While declaring India’s nuclear programme unsafe the report says, “India also has five plus or minus three tons of unsafeguarded separated plutonium (and considerably more unsafeguarded spent fuel) from power reactors, which is available to its nuclear weapons programme and could hypothetically be used to significantly increase the size of India’s nuclear arsenal.”

Additionally the report stated, “India has military nuclear facilities, which are primarily designed to produce fissile material for nuclear weapons and naval propulsion. India is currently expanding its fissile material production capability.”

The authors recommended that India should apply safeguards as reasonable assurances to all states especially Pakistan before mainstreaming into Nuclear Supplier Group.
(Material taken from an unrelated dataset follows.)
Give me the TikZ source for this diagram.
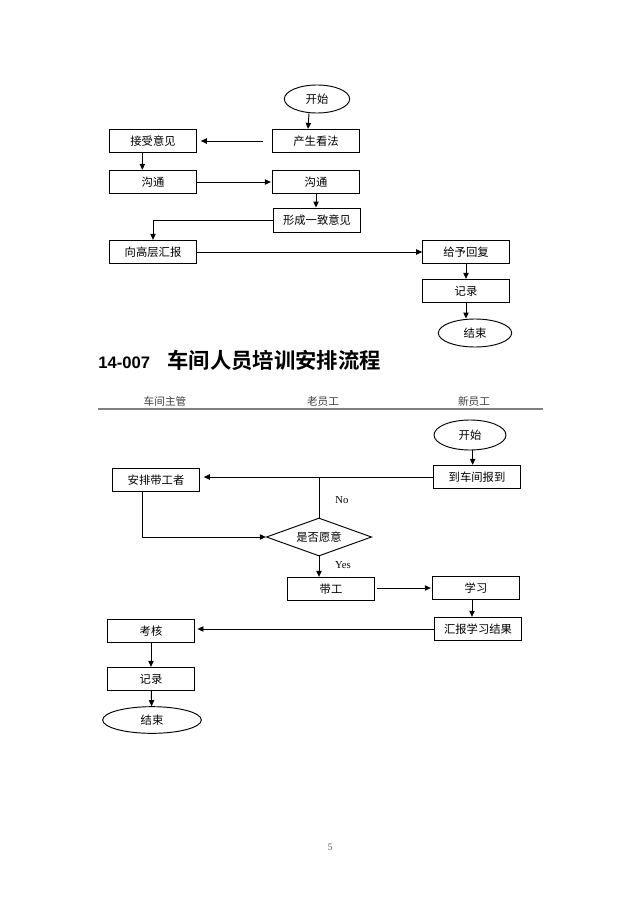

The report adds “Safeguards should be used to provide a meaningful assurance to all states, including Pakistan, that elements of India’s civilian nuclear build-up, particularly those that are being supported by international nuclear suppliers, are not contributing fissile material to India’s growing nuclear arsenal.” Concluding the report says, “India’s civilian nuclear power programme is undergoing a significant expansion, thanks in part to a series of nuclear cooperation agreements concluded with other states over the last eight years.”

Epistemology of both these reports again generate the same old probability of nuclear arms race and nuclear war in South Asia initiated by India, however, this time with the acceptance of Pakistani reservations. The US Congress nowadays is moving towards a strong relationship with India in all aspects to contain China, unconcerned what the unbalanced strategic paradigm can do to the region.